But in 2017, while Hansen identified the remains of this line, he concluded that “no letters are readable.” Attempting to use the Derbyshire photograph as a map, in 2023 we were only able to improve on that assessment with a single word: from the closing “...whom ye will serve”, the word “will” is still just discernible when a raking light is cast across it.

{ The remains of “will” (line 9). }
The letters are faint, but they are in the correct position indicated by the Derbyshire photograph (just down diagonally from the last letter of the word “Years” in the line above).
Having exhausted what a flashlight at a shallow angle could do, even with the aid of the Derbyshire photograph, we believed the search was over. However, months after having left Canada, in the summer of 2023 we found in our photographs a new method for reading the Beechey gravemarkers.

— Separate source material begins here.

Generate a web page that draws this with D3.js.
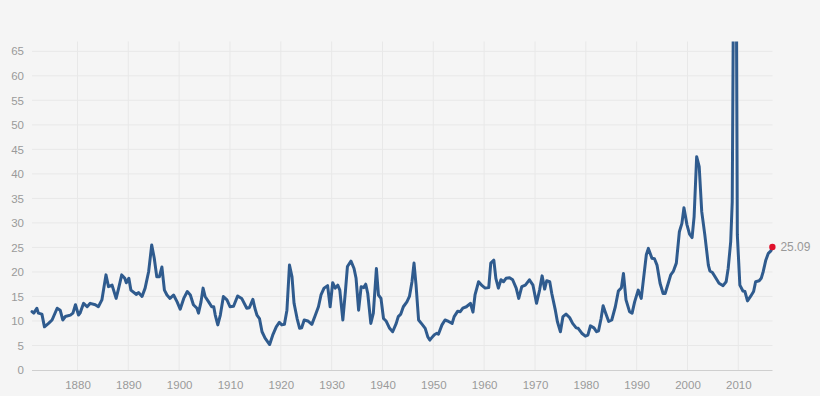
<!DOCTYPE html>
<html>
<head>
<meta charset="utf-8">
<script src="https://cdn.jsdelivr.net/npm/d3@7"></script>
<style>
  html, body { margin: 0; padding: 0; background: #f5f5f5; }
  svg { display: block; font-family: "Liberation Sans", Arial, sans-serif; }
</style>
</head>
<body>
<svg id="chart" width="820" height="396"></svg>
<script>
const years = [
  1871.05,1871.4,1872.0,1872.3,1873.0,1873.5,1874.3,1875.0,1876.0,1876.6,
  1877.1,1877.6,1878.6,1879.1,1879.6,1880.2,1880.5,1881.2,1881.9,1882.5,
  1883.5,1884.1,1884.8,1885.6,1886.1,1886.8,1887.6,1888.1,1888.7,1889.3,
  1889.6,1890.1,1890.5,1891.6,1892.0,1892.7,1893.3,1894.0,1894.6,1895.1,
  1895.6,1896.1,1896.6,1897.1,1897.6,1898.2,1898.9,1899.6,1900.2,1900.9,
  1901.6,1902.2,1902.8,1903.5,1903.8,1904.3,1904.7,1905.1,1905.8,1906.4,
  1906.8,1907.1,1907.6,1908.1,1908.7,1909.4,1910.0,1910.7,1911.5,1912.3,
  1913.3,1913.8,1914.5,1914.9,1915.3,1915.8,1916.3,1916.9,1917.8,1918.4,
  1919.1,1919.7,1920.2,1920.7,1921.2,1921.7,1922.2,1922.6,1923.2,1923.7,
  1924.1,1924.6,1925.3,1926.1,1926.8,1927.4,1927.9,1928.5,1929.2,1929.7,
  1930.2,1930.7,1931.2,1931.6,1932.2,1932.7,1933.1,1933.8,1934.4,1934.8,
  1935.3,1935.8,1936.3,1936.7,1937.1,1937.7,1938.2,1938.8,1939.2,1939.7,
  1940.2,1940.7,1941.4,1942.0,1942.7,1943.1,1943.6,1944.1,1944.8,1945.3,
  1945.8,1946.2,1946.6,1947.1,1947.8,1948.4,1948.9,1949.3,1949.7,1950.2,
  1950.7,1951.0,1951.7,1952.3,1953.0,1953.7,1954.1,1954.8,1955.3,1955.8,
  1956.5,1957.3,1957.8,1958.2,1958.9,1959.6,1960.2,1960.9,1961.3,1961.9,
  1962.3,1962.8,1963.3,1963.8,1964.3,1965.0,1965.6,1966.3,1966.8,1967.4,
  1968.1,1968.9,1969.6,1970.3,1970.9,1971.4,1971.9,1972.3,1972.9,1973.3,
  1974.0,1974.4,1975.0,1975.5,1976.1,1976.8,1977.4,1978.1,1978.5,1979.2,
  1979.9,1980.4,1980.9,1981.6,1982.1,1982.5,1983.0,1983.4,1983.8,1984.5,
  1985.1,1985.8,1986.4,1987.0,1987.4,1987.9,1988.6,1989.1,1989.6,1990.3,
  1990.9,1991.9,1992.3,1993.0,1993.5,1994.0,1994.6,1995.2,1995.6,1996.3,
  1996.7,1997.2,1997.8,1998.4,1998.9,1999.3,1999.9,2000.4,2000.9,2001.3,
  2001.8,2002.3,2002.8,2003.4,2004.1,2004.4,2004.9,2005.6,2006.2,2007.0,
  2007.6,2008.0,2008.5,2008.8,2009.0,2009.2,2009.4,2009.6,2009.8,2010.3,
  2010.9,2011.3,2011.8,2012.4,2013.0,2013.4,2014.1,2014.5,2014.9,2015.4,
  2015.9,2016.4,2016.7
];
const peRatio = [
  11.9,11.6,12.6,11.6,11.4,8.8,9.5,10.2,12.6,12.2,
  10.2,10.9,11.2,11.6,13.3,11.2,11.6,13.6,12.9,13.6,
  13.3,12.9,14.3,19.4,17.0,17.3,14.6,16.7,19.4,18.7,
  17.8,18.7,16.3,15.4,15.8,15.0,16.7,20.1,25.5,22.8,
  19.0,19.0,21.0,16.3,15.3,14.6,15.3,13.9,12.4,14.6,
  16.0,15.3,13.3,12.6,11.6,13.9,16.7,15.0,13.9,12.9,
  12.9,11.2,9.2,11.2,15.0,14.3,12.9,13.0,15.1,14.6,
  12.6,12.7,14.4,12.6,11.2,10.5,7.8,6.5,5.2,7.1,
  8.8,9.7,9.2,9.3,12.2,21.4,19.0,13.6,10.5,8.5,
  8.6,10.2,10.0,9.3,11.2,12.9,15.3,16.7,17.2,12.9,
  17.8,16.7,17.3,16.3,10.2,16.0,21.1,22.2,20.7,18.7,
  12.2,17.0,16.8,17.5,15.6,9.5,11.6,20.7,15.3,14.6,
  10.5,10.0,8.5,7.8,9.5,10.9,11.4,12.9,13.9,15.0,
  18.0,21.8,17.3,10.2,9.3,8.5,6.8,6.1,6.6,7.2,
  7.5,7.3,9.2,10.2,9.9,9.5,10.9,12.0,11.9,12.6,
  12.9,13.6,11.8,15.3,18.0,17.2,16.7,16.8,21.8,22.4,
  18.7,16.7,18.4,18.0,18.7,18.8,18.4,16.7,14.6,17.0,
  17.3,18.4,17.3,13.6,16.3,19.2,16.5,18.2,18.0,15.6,
  12.2,9.9,7.8,10.9,11.4,10.7,9.5,8.6,8.5,7.5,
  6.9,7.1,9.0,8.6,7.8,8.0,10.5,13.1,11.9,9.9,
  10.2,12.9,16.1,16.8,19.7,14.3,11.9,11.6,13.9,16.3,
  14.6,23.5,24.8,22.8,22.7,21.4,17.7,15.6,15.6,18.0,
  19.4,20.1,21.8,28.2,29.9,33.1,29.6,27.7,27.0,31.3,
  43.5,41.5,32.3,27.6,21.4,20.2,19.9,18.7,17.7,17.2,
  18.0,20.7,26.2,34.3,70.0,110.0,123.7,80.0,27.6,17.3,
  16.1,16.0,14.1,15.0,16.0,18.0,18.2,18.7,20.1,22.4,
  23.8,24.3,25.09
];
const yTicks = [0,5,10,15,20,25,30,35,40,45,50,55,60,65];
const xTicks = [1880,1890,1900,1910,1920,1930,1940,1950,1960,1970,1980,1990,2000,2010];
const lastLabel = "25.09";

const svg = d3.select("#chart");
const W = 820, H = 396;
const plotL = 32, plotR = 772.5, plotT = 41.5, plotB = 370;

svg.append("rect").attr("width", W).attr("height", H).attr("fill", "#f5f5f5");

const x = d3.scaleLinear().domain([1871.05, 2016.72]).range([plotL, plotR]);
const y = d3.scaleLinear().domain([0, 67]).range([plotB, plotT]);

// vertical grid
svg.append("g").selectAll("line").data(xTicks).join("line")
  .attr("x1", d => x(d)).attr("x2", d => x(d))
  .attr("y1", plotT).attr("y2", plotB)
  .attr("stroke", "#e8e8e8").attr("stroke-width", 1);

// horizontal grid
svg.append("g").selectAll("line").data(yTicks.filter(d => d > 0)).join("line")
  .attr("x1", plotL).attr("x2", plotR)
  .attr("y1", d => y(d)).attr("y2", d => y(d))
  .attr("stroke", "#e8e8e8").attr("stroke-width", 1);

// axes
const xAxis = d3.axisBottom(x).tickValues(xTicks).tickFormat(d3.format("d")).tickSize(0).tickPadding(8);
const gx = svg.append("g").attr("transform", `translate(0,${plotB})`).call(xAxis);
gx.select(".domain").attr("stroke", "#cfcfcf").attr("d", `M${plotL},0.5H${plotR}`);
gx.selectAll("text").attr("fill", "#9a9a9a").attr("font-size", 11.5).attr("dy", "0.95em");

const yAxis = d3.axisLeft(y).tickValues(yTicks).tickSize(0).tickPadding(8);
const gy = svg.append("g").attr("transform", `translate(${plotL},0)`).call(yAxis);
gy.select(".domain").remove();
gy.selectAll("text").attr("fill", "#9a9a9a").attr("font-size", 11.5);

// clip
svg.append("clipPath").attr("id", "clip")
  .append("rect").attr("x", plotL - 5).attr("y", plotT).attr("width", plotR - plotL + 10).attr("height", plotB - plotT);

const data = years.map((yr, i) => ({ yr, v: peRatio[i] }));
const line = d3.line().x(d => x(d.yr)).y(d => y(d.v));

svg.append("path").datum(data)
  .attr("clip-path", "url(#clip)")
  .attr("d", line)
  .attr("fill", "none")
  .attr("stroke", "#2f5b8e")
  .attr("stroke-width", 3)
  .attr("stroke-linejoin", "round")
  .attr("stroke-linecap", "round");

const last = data[data.length - 1];
svg.append("circle").attr("cx", x(last.yr)).attr("cy", y(last.v)).attr("r", 3.2).attr("fill", "#e0112b");
svg.append("text").attr("x", x(last.yr) + 8).attr("y", y(last.v) + 4)
  .attr("fill", "#999").attr("font-size", 12).text(lastLabel);
</script>
</body>
</html>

{ Letters written with (black) and without (red) serifs. }

{ Serifs marked in red. }
A serif is an extra flourish to a letter, a small extra mark at the end of a primary stroke. Not all typefaces have serifs, but it is evident from the Derbyshire photograph that the Beechey gravemarkers used serifs extensively. They may well have been useful in establishing a boundary from which a letter could be carved out — thus making them the deepest cuts of all into the wood.
The photograph below spotlights where line 9 (Braine’s Bible verse) should be. The word “will” is on the far right. Here a search for other readable words and letters – even with a flashlight at a shallow angle – was defeated by the irregular deterioration of the wood.

{ Line 9 spotlighted. }
However, across that line, there are clusters of very small horizontal cuts – not half the width of your fingernail – with nothing apparent connecting them.

{ Three small horizontal cuts. }
For some reason, they all exhibit a slight orange hue. That bit of color was what first caused us to notice them.
Individually, they appear unconnected and random. And so we initially ignored them, amidst the many other various marks on the aging gravemarker.
But when these particular little orange cuts are separated out as their own group, their distribution does not seem random.

{ Line 9 horizontal cuts circled. }
From that same highlighted section above, consider the following discrete area.

{ Section of line 9. }
Here the irregular contours of the wood defeat the ability to recognize where the primary strokes of the letters once were, even with the use of a flashlight.
But with an eye towards focusing on potential serifs, this picture changes.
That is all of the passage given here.